Tandis qu’Ariel chante, survient Ferdinand, naufragé  fils du roi de Naples. Charme de la chanson, magie orchestrée par Prospero? Miranda tombent amoureux.  Coup de foudre sous influence magique!

« Un esprit? Sire comme il est beau!« s’exclame Miranda. « présence divine? »  la jeune fille est conquise

le charme opère aussi pour le jeune homme :« la déesse escorte la musique! Exaucez ma prière, madame »…

Romance après le drame et la magie. C’est le génie de Shakespeare  de changer sans prendre garde de registre. pendant cette seule scène2 .

Acte II,  les naufragés  ont miraculeusement survécu, Gonzalo, le vieux conseillers mais aussi Antonio le traître, Sébasien, le frère du Roi de  Naples qui suivrait volontiers l’exemple du frère félon du Duc de Milan. Luttes de pouvoirs et succession. Traitrise et conspirations. L’intrigue se complique. Tandis qu’à la scène suivante Caliban, l’esclave, Trinculo, le bouffon et Stephano, l’ivrogne jouent une scène de farce et de beuverie. Encore ici, le grand William nous surprend!

L’acte IV est un « masque », une pastorale, un intermède mythologique, féérie que Prospero offre aux jeunes fiancés. Les danses des nymphes et des moissonneurs sont suivies par un nouvel épisode de farce où l’on retrouve les 3 ivrognes nauséabonds qui ont  pataugé dans une mare puante.

Le lecteur  trouve à l’Acte V le dénouement de l’intrigue. Les naufragés sont réunis, les navires intacts, la vengeance accomplie, Ariel libéré, les amants se marieront à Naples. le pardon de Prospero est équivoque. Comment comprendre l’épilogue en vers?

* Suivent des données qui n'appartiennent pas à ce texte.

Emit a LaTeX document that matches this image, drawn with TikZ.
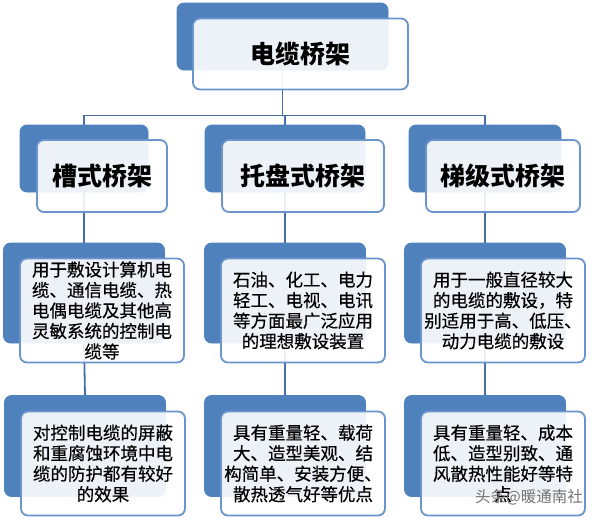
\documentclass[tikz,border=0pt]{standalone}
\usepackage{fontspec}
\newfontfamily\cjk{Noto Sans CJK SC}
\newfontfamily\cjkbody[FakeBold=0.4]{Noto Sans CJK SC}
\usetikzlibrary{backgrounds}
\definecolor{cbBlue}{HTML}{4F81BD}
\definecolor{cbEdge}{HTML}{6A94CB}
\definecolor{cbLine}{HTML}{466FA8}
\tikzset{
  trayback/.style={rectangle, rounded corners=7pt, fill=cbBlue, draw=cbBlue,
                   line width=0.8pt},
  trayfront/.style={rectangle, rounded corners=7pt, fill=white, fill opacity=0.9,
                    text opacity=1, draw=cbEdge, line width=1.8pt,
                    align=center, text=black},
  traytitle/.style={trayfront, font=\cjk\bfseries\fontsize{25}{30}\selectfont},
  traytext/.style={trayfront, inner sep=2pt,
                   font=\cjkbody\fontsize{17.5}{20.5}\selectfont},
  traylink/.style={cbLine, line width=1.8pt},
}

\begin{document}
\begin{tikzpicture}[x=1pt, y=-1pt]
  \useasboundingbox (0,0) rectangle (596,517);

  % root
  \node[trayback, minimum width=211pt, minimum height=67pt] (rootB) at (282.5,36.5) {};
  \node[traytitle, minimum width=215pt, minimum height=71pt] (root)
    at ([shift={(18,17.5)}]rootB.center) {电缆桥架};

  % kinds of tray
  \node[trayback, minimum width=128pt, minimum height=67pt] (slotB) at (84,158.5) {};
  \node[traytitle, minimum width=130pt, minimum height=72pt] (slot)
    at ([shift={(18,17.5)}]slotB.center) {槽式桥架};
  \node[trayback, minimum width=160pt, minimum height=67pt] (trayB) at (285,158.5) {};
  \node[traytitle, minimum width=162pt, minimum height=72pt] (tray)
    at ([shift={(18,17.5)}]trayB.center) {托盘式桥架};
  \node[trayback, minimum width=152pt, minimum height=67pt] (ladB) at (485,158.5) {};
  \node[traytitle, minimum width=154pt, minimum height=72pt] (lad)
    at ([shift={(18,17.5)}]ladB.center) {梯级式桥架};

  % uses
  \node[trayback, minimum width=161pt, minimum height=100pt] (slotUseB) at (84,293) {};
  \node[traytext, minimum width=164pt, minimum height=104pt] (slotUse)
    at ([shift={(18,17.5)}]slotUseB.center)
    {用于敷设计算机电\\缆、通信电缆、热\\电偶电缆及其他高\\灵敏系统的控制电\\缆等};
  \node[trayback, minimum width=161pt, minimum height=100pt] (trayUseB) at (285,293) {};
  \node[traytext, minimum width=164pt, minimum height=104pt] (trayUse)
    at ([shift={(18,17.5)}]trayUseB.center)
    {石油、化工、电力\\轻工、电视、电讯\\等方面最广泛应用\\的理想敷设装置};
  \node[trayback, minimum width=161pt, minimum height=100pt] (ladUseB) at (485,293) {};
  \node[traytext, minimum width=164pt, minimum height=104pt] (ladUse)
    at ([shift={(18,17.5)}]ladUseB.center)
    {用于一般直径较大\\的电缆的敷设，特\\别适用于高、低压、\\动力电缆的敷设};

  % advantages
  \node[trayback, minimum width=161pt, minimum height=101pt] (slotProB) at (85,446) {};
  \node[traytext, minimum width=164pt, minimum height=104pt] (slotPro)
    at ([shift={(18,17.5)}]slotProB.center)
    {对控制电缆的屏蔽\\和重腐蚀环境中电\\缆的防护都有较好\\的效果};
  \node[trayback, minimum width=161pt, minimum height=101pt] (trayProB) at (285,446) {};
  \node[traytext, minimum width=164pt, minimum height=104pt] (trayPro)
    at ([shift={(18,17.5)}]trayProB.center)
    {具有重量轻、载荷\\大、造型美观、结\\构简单、安装方便、\\散热透气好等优点};
  \node[trayback, minimum width=161pt, minimum height=101pt] (ladProB) at (485,446) {};
  \node[traytext, minimum width=164pt, minimum height=104pt] (ladPro)
    at ([shift={(18,17.5)}]ladProB.center)
    {具有重量轻、成本\\低、造型别致、通\\风散热性能好等特\\点};

  % watermark
  \node[font=\cjk\fontsize{15.5}{16}\selectfont, text=black!55] (mark)
    at (529,497) {头条@暖通南社};

  % links
  \begin{scope}[on background layer]
    \draw[traylink] (rootB.south) -- ++(0,45) coordinate (bus);
    \draw[traylink] (bus) -| (slotB.north);
    \draw[traylink] (bus) -| (trayB.north);
    \draw[traylink] (bus) -| (ladB.north);
    \draw[traylink] (slotB.south) -- (slotUseB.north);
    \draw[traylink] (trayB.south) -- (trayUseB.north);
    \draw[traylink] (ladB.south) -- (ladUseB.north);
    \draw[traylink] (slotUseB.south) -- (slotProB.north);
    \draw[traylink] (trayUseB.south) -- (trayProB.north);
    \draw[traylink] (ladUseB.south) -- (ladProB.north);
  \end{scope}
\end{tikzpicture}
\end{document}
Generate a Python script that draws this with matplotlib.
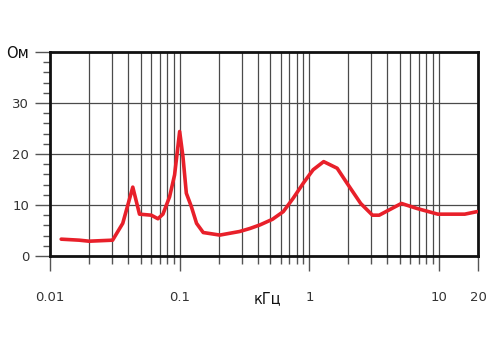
import numpy as np
import matplotlib.pyplot as plt
from matplotlib.ticker import FixedLocator, NullFormatter

plt.rcParams['font.family'] = "DejaVu Sans"
plt.rcParams['font.size'] = 9

# impedance curve
freq_khz = [0.0122, 0.0168, 0.020, 0.0304, 0.0364, 0.0435, 0.049, 0.0604, 0.068,
            0.0743, 0.0836, 0.0914, 0.100, 0.106, 0.1126, 0.123, 0.135, 0.152,
            0.204, 0.29, 0.349, 0.417, 0.52, 0.63, 0.75, 0.90, 1.07, 1.29, 1.64,
            1.95, 2.49, 3.07, 3.46, 5.13, 6.8, 9.8, 15.8, 19.7]
impedance = [3.3, 3.1, 2.9, 3.1, 6.4, 13.5, 8.2, 8.0, 7.3,
             8.2, 11.6, 15.9, 24.4, 19.5, 12.3, 9.7, 6.4, 4.6,
             4.1, 4.8, 5.4, 6.1, 7.2, 8.7, 11.3, 14.3, 16.9, 18.5, 17.2,
             14.3, 10.3, 8.0, 8.0, 10.3, 9.3, 8.2, 8.2, 8.7]

x_major = [0.01, 0.1, 1, 10, 20]
x_labels = ['0.01', '0.1', '1', '10', '20']
y_major = [0, 10, 20, 30, 40]
y_labels = ['0', '10', '20', '30', 'Ом']

fig = plt.figure(figsize=(5, 3.5), dpi=100)
ax = fig.add_axes([0.1, 0.2686, 0.856, 0.583])

x_minor = [m * 10.0 ** k for k in range(-2, 2) for m in range(2, 10)]
x_minor = [v for v in x_minor if v < 20]
for v in x_minor + [0.1, 1, 10]:
    ax.axvline(v, color='#4a4a4a', lw=0.9, zorder=1)
for v in [10, 20, 30]:
    ax.axhline(v, color='#4a4a4a', lw=0.9, zorder=1)

ax.plot(freq_khz, impedance, color='#e8202a', lw=2.6, solid_joinstyle='round',
        solid_capstyle='round', zorder=3)

ax.set_xscale('log')
ax.set_xlim(0.01, 20)
ax.set_ylim(0, 40)

ax.xaxis.set_major_locator(FixedLocator(x_major))
ax.set_xticklabels(x_labels)
ax.xaxis.set_minor_locator(FixedLocator(x_minor))
ax.xaxis.set_minor_formatter(NullFormatter())
ax.set_yticks(y_major)
ax.set_yticklabels(y_labels)
ax.yaxis.set_minor_locator(FixedLocator(np.arange(0, 40, 2)))

ax.tick_params(axis='x', which='major', length=11, width=1, color='#555555',
               pad=14, labelcolor='#333333', labelsize=9.5)
ax.tick_params(axis='x', which='minor', length=6, width=1, color='#555555')
ax.tick_params(axis='y', which='major', length=11, width=1, color='#555555',
               pad=4, labelcolor='#333333', labelsize=9.5)
ax.tick_params(axis='y', which='minor', length=5, width=1, color='#555555')
ax.get_yticklabels()[-1].set_color('#111111')
ax.get_yticklabels()[-1].set_fontsize(10.5)

for s in ax.spines.values():
    s.set_linewidth(2)
    s.set_color('#111111')

fig.text(0.535, 0.148, 'кГц', fontsize=10.5, color='#111111', ha='center', va='center')

fig.savefig('out.png', dpi=100)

Alors que, généralement, je prise peu le fantastique,  les histoires de sorcières et de magiciens,  je suis étourdie par le rythme endiablé de la pièce. Eblouie par l’imagination du génial conteur!

Dans l’édition Folio, une longue préface du traducteur Yves Bonnefoy précède la pièce.  Analyse savante et très complète. J’ai préféré la lire après! La traduction s’est avérée indispensable, la variété des registres, l’économie de paroles rendent obscurs de nombreux passages pour les non-anglophones.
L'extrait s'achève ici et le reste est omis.